Why Aren’t Latino Students Returning to Their Classrooms?

The public continues to hear how the Latino community has been disproportionately affected by COVID, and Latino parents are too frightened to send their kids into the relative-unknown. Despite someone like district superintendent Austin Beutner reassuring in a weekly update, “We’ve upgraded the air filtration systems in every classroom, reconfigured school facilities to keep all at a school appropriately distanced, doubled custodial staff, and we’ll provide weekly covid tested for every student and staff member,” parents like Graciela Osorio have decided, “I’d rather keep them at home where I know they are safe.”

For Graciela, keeping her two sons safe means not sending them back to their elementary school in Monterey Park, California. Graciela lost a husband and her sons lost a father from COVID in January—he was only 51 years old. 39% of California’s population is Latino, but they make up 47% of COVID deaths, according to the state Department of Public Health, which means their risk of death over whites is 2.3 times higher. The fact that Latinos are more likely than non-Hispanic whites to work various jobs exposing them to the public, the fact that they are less likely to have health insurance (so they seek less care), and the fact that living in a multigenerational household virally spreads COVID quickly and easily, all add up, backing this reason Latinos fear being exposed to COVID but also a fear of exposing others.
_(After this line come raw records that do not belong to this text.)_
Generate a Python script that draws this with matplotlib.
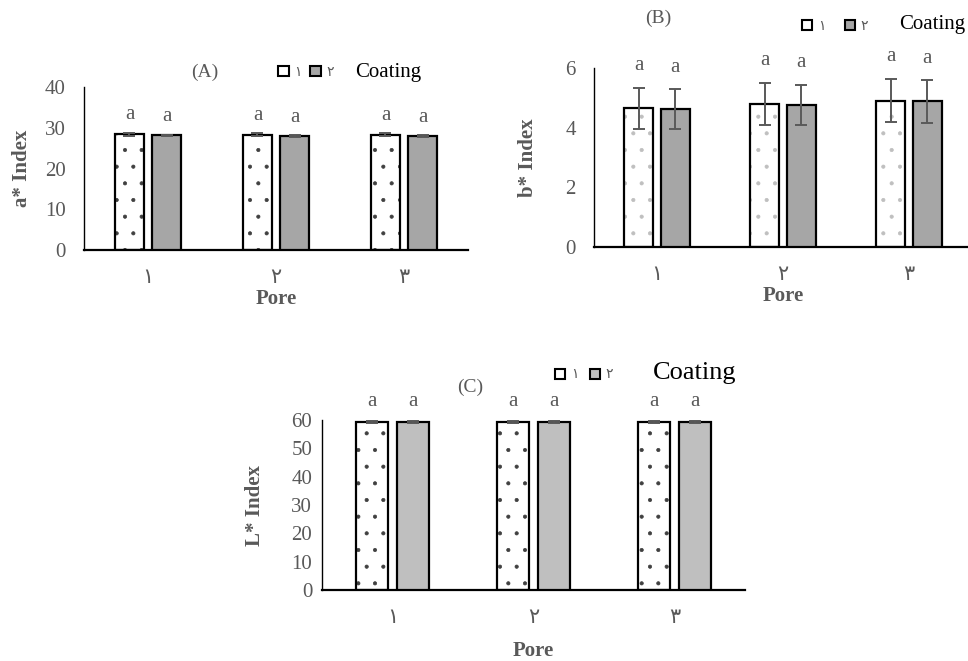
import numpy as np
import matplotlib.pyplot as plt
import matplotlib.patches as mpatches

plt.rcParams['font.family'] = ['Liberation Serif', 'DejaVu Sans']
plt.rcParams['hatch.linewidth'] = 0.5

# pore groups (arabic-indic digits as in the original)
pores = ['١', '٢', '٣']
coat_labels = ['١', '٢']

# a* index
a_c1 = [28.4, 28.3, 28.3]
a_c2 = [28.1, 28.0, 28.0]
a_c1_err = [0.4, 0.3, 0.3]
a_c2_err = [0.2, 0.2, 0.2]

# b* index
b_c1 = [4.65, 4.80, 4.91]
b_c2 = [4.62, 4.77, 4.88]
b_c1_err = [0.68, 0.71, 0.73]
b_c2_err = [0.66, 0.67, 0.71]

# L* index
l_c1 = [59.2, 59.2, 59.2]
l_c2 = [59.2, 59.2, 59.2]
l_c1_err = [0.3, 0.3, 0.3]
l_c2_err = [0.3, 0.3, 0.3]

# duncan letters
letters_c1 = ['a', 'a', 'a']
letters_c2 = ['a', 'a', 'a']

TXT = '#595959'

#---------------------------
def draw_panel(ax, v1, e1, v2, e2, ymax, ystep, ylabel, gray, dotcol, ypad, lab_x, pore_y, let_off):
    x = np.arange(len(pores))
    w = 0.227
    off = 0.145

    # coating 1: white with dots, coating 2: solid gray
    ax.bar(x - off, v1, w, color='white', edgecolor=dotcol, linewidth=0, hatch='.', zorder=2)
    ax.bar(x - off, v1, w, fill=False, edgecolor='black', linewidth=1.6, zorder=3)
    ax.bar(x + off, v2, w, color=gray, edgecolor='black', linewidth=1.6, zorder=3)

    ax.errorbar(x - off, v1, yerr=e1, fmt='none', ecolor=TXT, elinewidth=1.4, capsize=4, capthick=1.4, zorder=4)
    ax.errorbar(x + off, v2, yerr=e2, fmt='none', ecolor=TXT, elinewidth=1.4, capsize=4, capthick=1.4, zorder=4)

    for i in range(len(pores)):
        ax.annotate(letters_c1[i], (x[i] - off, v1[i] + e1[i]), xytext=(0, let_off), textcoords='offset points',
                    ha='center', va='center', fontsize=15, color=TXT, annotation_clip=False)
        ax.annotate(letters_c2[i], (x[i] + off, v2[i] + e2[i]), xytext=(0, let_off), textcoords='offset points',
                    ha='center', va='center', fontsize=15, color=TXT, annotation_clip=False)

    ax.set_xlim(-0.5, len(pores) - 0.5)
    ax.set_ylim(0, ymax)
    ax.set_yticks(np.arange(0, ymax + 0.01, ystep))
    ax.set_xticks(x)
    ax.set_xticklabels(pores)
    ax.tick_params(axis='both', length=0, labelsize=15, labelcolor=TXT)
    ax.tick_params(axis='x', pad=14)
    ax.tick_params(axis='y', pad=ypad)

    for s in ['top', 'right']:
        ax.spines[s].set_visible(False)
    ax.spines['bottom'].set_linewidth(1.6)
    ax.spines['left'].set_linewidth(1.0)

    ax.set_ylabel(ylabel, fontsize=15, fontweight='bold', color=TXT)
    ax.set_xlabel('Pore', fontsize=15, fontweight='bold', color=TXT)
    ax.yaxis.set_label_coords(lab_x, 0.5)
    ax.xaxis.set_label_coords(0.5, pore_y)
#---------------------------

def add_legend(ax, gray, center, colsp, coat_pos, coat_size):
    h = [mpatches.Patch(facecolor='white', edgecolor='black', linewidth=1.5),
         mpatches.Patch(facecolor=gray, edgecolor='black', linewidth=1.5)]
    ax.legend(h, coat_labels, ncol=2, frameon=False, loc='center', bbox_to_anchor=center,
              bbox_transform=fig.transFigure, handlelength=0.75, handleheight=0.75,
              handletextpad=0.4, columnspacing=colsp, fontsize=10, labelcolor=TXT)
    fig.text(coat_pos[0], coat_pos[1], 'Coating', ha='center', va='center', fontsize=coat_size, color='black')


fig = plt.figure(figsize=(9.68, 6.61), dpi=100)

axA = fig.add_axes([84 / 968, 1 - 250 / 661, 384 / 968, 163 / 661])
axB = fig.add_axes([594 / 968, 1 - 247 / 661, 378 / 968, 179 / 661])
axC = fig.add_axes([322 / 968, 1 - 590 / 661, 423 / 968, 170 / 661])

draw_panel(axA, a_c1, a_c1_err, a_c2, a_c2_err, 40, 10, 'a* Index', '#a6a6a6', '#404040', 13, -0.135, -0.239, 13)
draw_panel(axB, b_c1, b_c1_err, b_c2, b_c2_err, 6, 2, 'b* Index', '#a6a6a6', '#bfbfbf', 13, -0.149, -0.218, 16)
draw_panel(axC, l_c1, l_c1_err, l_c2, l_c2_err, 60, 10, 'L* Index', '#bfbfbf', '#404040', 7, -0.135, -0.30, 14)

# panel tags
fig.text(205 / 968, 1 - 72 / 661, '(A)', ha='center', va='center', fontsize=14, color=TXT)
fig.text(658 / 968, 1 - 18 / 661, '(B)', ha='center', va='center', fontsize=14, color=TXT)
fig.text(470 / 968, 1 - 387 / 661, '(C)', ha='center', va='center', fontsize=14, color=TXT)

add_legend(axA, '#a6a6a6', (306 / 968, 1 - 72 / 661), 0.6, (388 / 968, 1 - 72 / 661), 15)
add_legend(axB, '#a6a6a6', (835 / 968, 1 - 26 / 661), 1.4, (932 / 968, 1 - 24 / 661), 15)
add_legend(axC, '#bfbfbf', (584 / 968, 1 - 375 / 661), 0.8, (695 / 968, 1 - 373 / 661), 19)

plt.savefig('out.png', dpi=100)
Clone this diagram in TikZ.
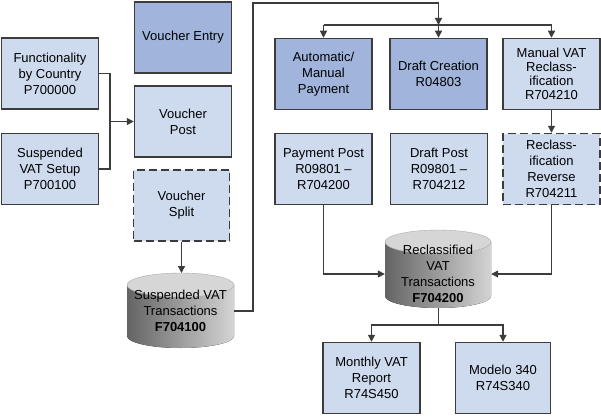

It’s counterintuitive in many ways, Graciela wanted to keep her sons in a small flower shop where “It’s loud. It’s cramped. It’s bustling with people.” Graciela also has the rest of her family to keep in mind—if she sent her boys back to school, and one or both of them fell ill, ten people subsequently risk falling ill. Graciela must navigate everyone’s safety now, so it seems. In addition to those concerns, she wouldn’t be able to get the boys to and from school because she must work to support the whole family now that her husband is no longer there to shoulder some of that burden.

Another issue that is largely going ignored that involves both students and their parents is having access to the resources they need to mentally and emotionally adjust to the way they’ve lived for the past year and how they’re just expected to switch into what “normal” used to be. There’s a lot of free-floating anxiety, and most students wouldn’t understand what they’re feeling—sudden social interaction may be difficult and inadvertently isolating. In closing, one of Graciela’s sons echoes this assumption quite clearly, “We might go back,” Abraham said. “For now, we keep each other company.”